-- BEGIN Dataset records --
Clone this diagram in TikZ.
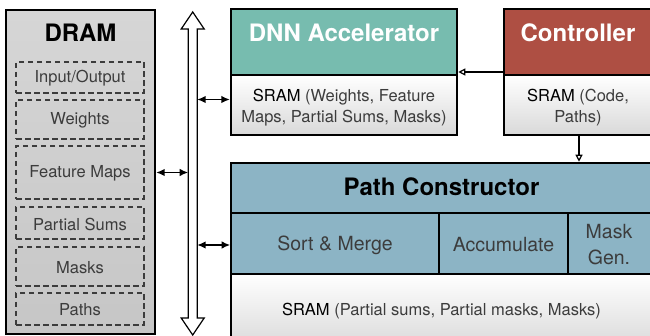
-- END Dataset records --
-- BEGIN Dataset records --
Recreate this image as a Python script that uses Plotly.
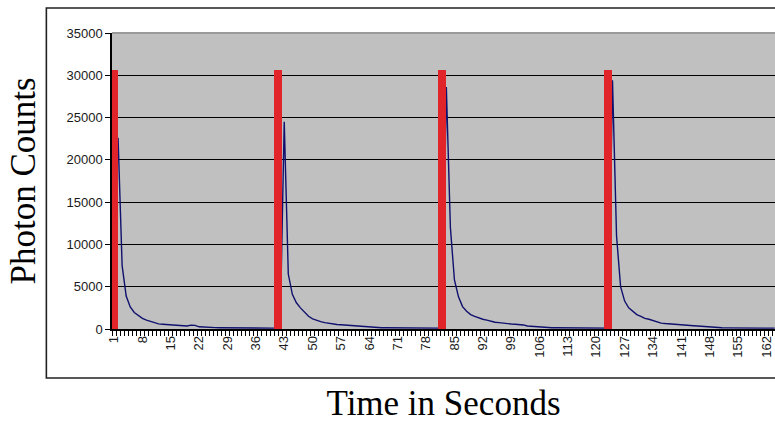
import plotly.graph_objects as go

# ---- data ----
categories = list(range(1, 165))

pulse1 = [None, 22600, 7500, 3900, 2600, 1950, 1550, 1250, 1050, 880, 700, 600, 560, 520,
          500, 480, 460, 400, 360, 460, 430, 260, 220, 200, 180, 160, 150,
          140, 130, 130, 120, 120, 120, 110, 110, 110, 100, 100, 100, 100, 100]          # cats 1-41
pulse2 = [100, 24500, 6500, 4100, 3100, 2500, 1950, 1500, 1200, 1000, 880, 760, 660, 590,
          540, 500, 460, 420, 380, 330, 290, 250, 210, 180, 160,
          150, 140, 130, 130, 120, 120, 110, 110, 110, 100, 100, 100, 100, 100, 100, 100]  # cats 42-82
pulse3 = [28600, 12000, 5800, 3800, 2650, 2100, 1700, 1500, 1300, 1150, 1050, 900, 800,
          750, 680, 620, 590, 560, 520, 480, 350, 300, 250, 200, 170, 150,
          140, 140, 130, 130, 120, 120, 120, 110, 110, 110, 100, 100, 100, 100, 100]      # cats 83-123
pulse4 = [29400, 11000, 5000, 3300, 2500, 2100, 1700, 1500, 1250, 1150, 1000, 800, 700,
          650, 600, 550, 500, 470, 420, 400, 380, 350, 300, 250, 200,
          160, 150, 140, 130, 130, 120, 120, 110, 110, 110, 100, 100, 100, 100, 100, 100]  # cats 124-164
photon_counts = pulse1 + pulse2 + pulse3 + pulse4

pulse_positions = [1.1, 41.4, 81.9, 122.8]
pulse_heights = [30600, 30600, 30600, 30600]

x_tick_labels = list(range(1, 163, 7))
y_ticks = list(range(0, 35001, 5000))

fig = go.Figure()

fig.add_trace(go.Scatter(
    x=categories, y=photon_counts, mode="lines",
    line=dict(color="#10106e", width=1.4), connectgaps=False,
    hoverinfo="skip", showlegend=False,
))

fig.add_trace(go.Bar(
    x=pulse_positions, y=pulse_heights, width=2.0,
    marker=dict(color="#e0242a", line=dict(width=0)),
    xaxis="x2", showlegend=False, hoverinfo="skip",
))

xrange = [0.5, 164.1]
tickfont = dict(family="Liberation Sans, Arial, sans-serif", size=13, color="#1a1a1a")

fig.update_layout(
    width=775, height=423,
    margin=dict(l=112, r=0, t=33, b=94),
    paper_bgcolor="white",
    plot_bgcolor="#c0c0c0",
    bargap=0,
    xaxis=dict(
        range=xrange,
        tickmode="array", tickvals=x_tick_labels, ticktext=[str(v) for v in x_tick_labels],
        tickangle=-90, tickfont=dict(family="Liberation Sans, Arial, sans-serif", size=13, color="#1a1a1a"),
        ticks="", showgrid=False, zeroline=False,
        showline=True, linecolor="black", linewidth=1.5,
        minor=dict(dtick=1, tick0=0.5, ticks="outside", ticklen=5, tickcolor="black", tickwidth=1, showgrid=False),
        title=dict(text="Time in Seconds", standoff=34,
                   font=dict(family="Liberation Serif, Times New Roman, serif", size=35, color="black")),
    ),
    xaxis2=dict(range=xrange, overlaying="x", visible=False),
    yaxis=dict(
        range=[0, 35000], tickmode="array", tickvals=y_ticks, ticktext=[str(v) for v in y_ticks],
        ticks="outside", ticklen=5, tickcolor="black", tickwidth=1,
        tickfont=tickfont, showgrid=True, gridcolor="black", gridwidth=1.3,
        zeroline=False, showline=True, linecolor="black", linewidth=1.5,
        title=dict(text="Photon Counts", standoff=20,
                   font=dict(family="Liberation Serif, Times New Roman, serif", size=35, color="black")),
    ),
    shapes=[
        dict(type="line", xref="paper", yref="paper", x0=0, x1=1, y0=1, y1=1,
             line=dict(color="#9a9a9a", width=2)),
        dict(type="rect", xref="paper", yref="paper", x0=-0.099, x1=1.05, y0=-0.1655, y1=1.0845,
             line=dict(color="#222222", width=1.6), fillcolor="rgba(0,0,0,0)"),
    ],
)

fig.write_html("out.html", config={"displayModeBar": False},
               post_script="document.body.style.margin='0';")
-- END Dataset records --
-- BEGIN Dataset records --
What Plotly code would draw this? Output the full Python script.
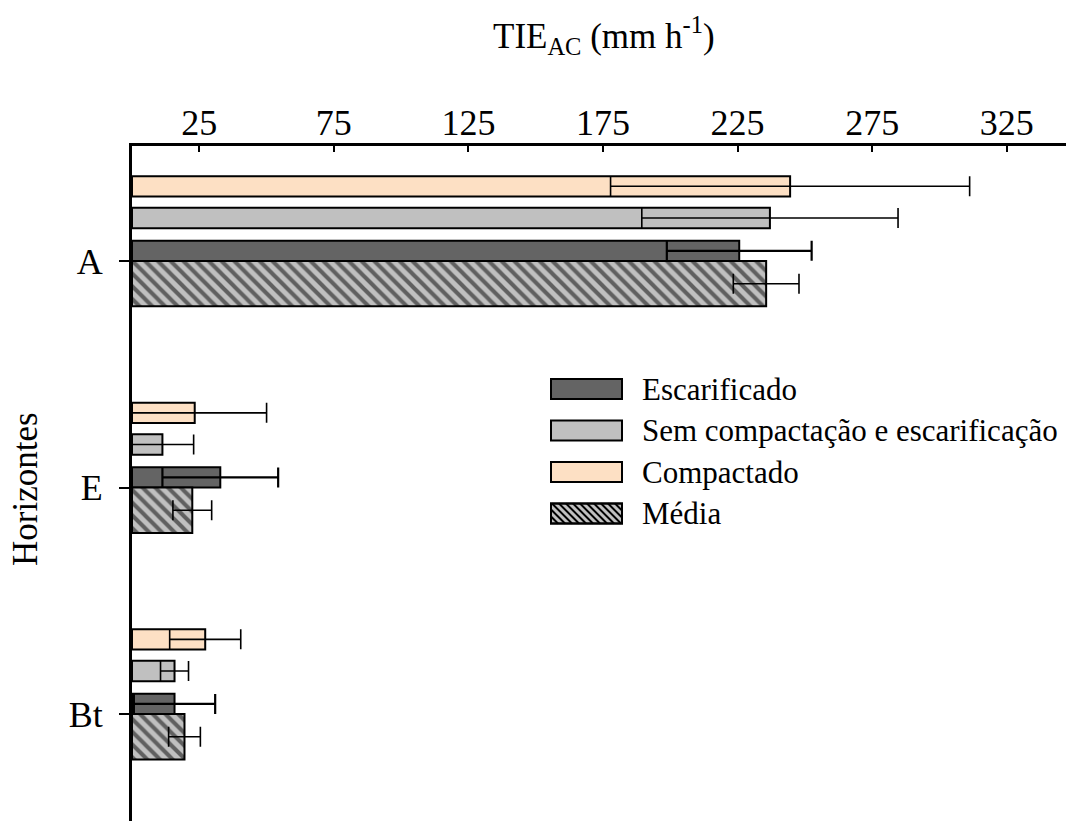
-- END Dataset records --
- Work required:
Reproduce each line holding the word "this".

- Expected answer:
Clone this diagram in TikZ.
Recreate this image as a Python script that uses Plotly.
What Plotly code would draw this? Output the full Python script.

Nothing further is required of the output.